» **Dataset extract**:
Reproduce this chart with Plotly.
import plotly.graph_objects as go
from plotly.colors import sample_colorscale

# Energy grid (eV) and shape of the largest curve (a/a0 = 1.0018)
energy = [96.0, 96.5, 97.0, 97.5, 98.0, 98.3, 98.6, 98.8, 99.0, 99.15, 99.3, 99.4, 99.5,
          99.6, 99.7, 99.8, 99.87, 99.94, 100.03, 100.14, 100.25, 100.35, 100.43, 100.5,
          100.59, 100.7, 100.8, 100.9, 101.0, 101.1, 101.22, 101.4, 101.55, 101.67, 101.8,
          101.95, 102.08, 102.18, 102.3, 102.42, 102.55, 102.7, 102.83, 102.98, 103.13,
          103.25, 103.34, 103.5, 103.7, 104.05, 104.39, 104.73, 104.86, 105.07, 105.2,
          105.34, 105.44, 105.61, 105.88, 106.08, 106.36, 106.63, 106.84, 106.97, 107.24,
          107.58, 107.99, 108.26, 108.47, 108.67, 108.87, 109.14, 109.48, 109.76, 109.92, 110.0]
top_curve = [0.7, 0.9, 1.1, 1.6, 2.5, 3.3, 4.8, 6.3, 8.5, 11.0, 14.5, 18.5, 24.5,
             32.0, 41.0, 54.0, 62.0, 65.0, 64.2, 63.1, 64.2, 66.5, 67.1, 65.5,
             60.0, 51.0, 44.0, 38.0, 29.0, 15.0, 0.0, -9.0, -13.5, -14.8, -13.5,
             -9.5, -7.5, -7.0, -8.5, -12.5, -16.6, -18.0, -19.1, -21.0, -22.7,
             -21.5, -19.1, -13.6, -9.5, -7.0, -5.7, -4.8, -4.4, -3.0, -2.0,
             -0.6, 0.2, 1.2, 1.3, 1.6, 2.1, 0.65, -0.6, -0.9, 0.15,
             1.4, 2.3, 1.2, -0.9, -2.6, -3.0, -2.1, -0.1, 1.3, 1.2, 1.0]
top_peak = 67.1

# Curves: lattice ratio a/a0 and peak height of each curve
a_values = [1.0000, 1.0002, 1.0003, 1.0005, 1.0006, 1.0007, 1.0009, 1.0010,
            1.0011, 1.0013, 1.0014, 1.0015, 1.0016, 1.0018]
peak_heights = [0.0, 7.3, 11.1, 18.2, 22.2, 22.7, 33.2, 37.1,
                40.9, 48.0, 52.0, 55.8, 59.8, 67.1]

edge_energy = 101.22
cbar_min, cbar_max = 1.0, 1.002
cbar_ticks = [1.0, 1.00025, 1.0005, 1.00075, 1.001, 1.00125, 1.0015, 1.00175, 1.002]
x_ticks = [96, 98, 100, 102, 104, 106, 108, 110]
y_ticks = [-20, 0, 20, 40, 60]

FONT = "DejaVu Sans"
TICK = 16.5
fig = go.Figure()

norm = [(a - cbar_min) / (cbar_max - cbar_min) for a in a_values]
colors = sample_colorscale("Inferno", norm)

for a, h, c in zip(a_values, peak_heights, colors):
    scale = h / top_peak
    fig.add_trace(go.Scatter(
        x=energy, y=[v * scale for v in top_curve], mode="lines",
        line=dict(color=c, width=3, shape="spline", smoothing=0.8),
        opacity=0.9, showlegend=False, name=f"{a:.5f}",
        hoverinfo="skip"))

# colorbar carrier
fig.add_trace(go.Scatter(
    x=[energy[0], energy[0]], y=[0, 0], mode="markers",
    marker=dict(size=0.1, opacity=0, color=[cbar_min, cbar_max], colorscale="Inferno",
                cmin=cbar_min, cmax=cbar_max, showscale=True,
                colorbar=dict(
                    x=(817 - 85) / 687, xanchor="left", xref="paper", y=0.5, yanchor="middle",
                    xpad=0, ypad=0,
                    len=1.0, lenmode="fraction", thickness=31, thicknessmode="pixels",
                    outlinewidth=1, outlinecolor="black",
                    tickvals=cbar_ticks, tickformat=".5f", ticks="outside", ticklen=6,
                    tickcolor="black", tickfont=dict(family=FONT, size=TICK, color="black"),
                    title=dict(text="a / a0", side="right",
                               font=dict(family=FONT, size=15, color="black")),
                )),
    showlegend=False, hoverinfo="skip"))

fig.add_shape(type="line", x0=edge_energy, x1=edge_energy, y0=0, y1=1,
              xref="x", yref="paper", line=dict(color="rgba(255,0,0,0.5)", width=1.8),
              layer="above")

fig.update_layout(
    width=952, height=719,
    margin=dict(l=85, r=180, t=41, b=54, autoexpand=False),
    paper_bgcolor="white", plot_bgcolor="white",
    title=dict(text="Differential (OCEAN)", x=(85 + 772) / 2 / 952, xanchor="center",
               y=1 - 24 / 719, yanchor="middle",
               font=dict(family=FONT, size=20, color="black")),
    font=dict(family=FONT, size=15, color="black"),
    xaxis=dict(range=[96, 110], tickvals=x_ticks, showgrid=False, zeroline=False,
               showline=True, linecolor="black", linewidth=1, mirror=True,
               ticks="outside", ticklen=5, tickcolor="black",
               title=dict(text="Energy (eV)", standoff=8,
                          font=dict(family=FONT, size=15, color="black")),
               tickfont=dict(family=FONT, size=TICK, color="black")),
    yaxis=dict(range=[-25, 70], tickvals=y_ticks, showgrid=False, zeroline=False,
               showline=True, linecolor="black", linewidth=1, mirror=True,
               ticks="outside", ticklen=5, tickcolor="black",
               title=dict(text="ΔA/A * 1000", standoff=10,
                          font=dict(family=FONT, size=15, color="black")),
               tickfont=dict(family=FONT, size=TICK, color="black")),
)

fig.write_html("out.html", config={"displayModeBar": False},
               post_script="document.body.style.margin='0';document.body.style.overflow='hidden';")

» **Exercise**:
In the listing above, please print only the lines from the first one to the line where "from plotly.colors import sample_colorscale" appears, exactly as written, both of those lines included.

» **The result**:
Reproduce this chart with Plotly.
import plotly.graph_objects as go
from plotly.colors import sample_colorscale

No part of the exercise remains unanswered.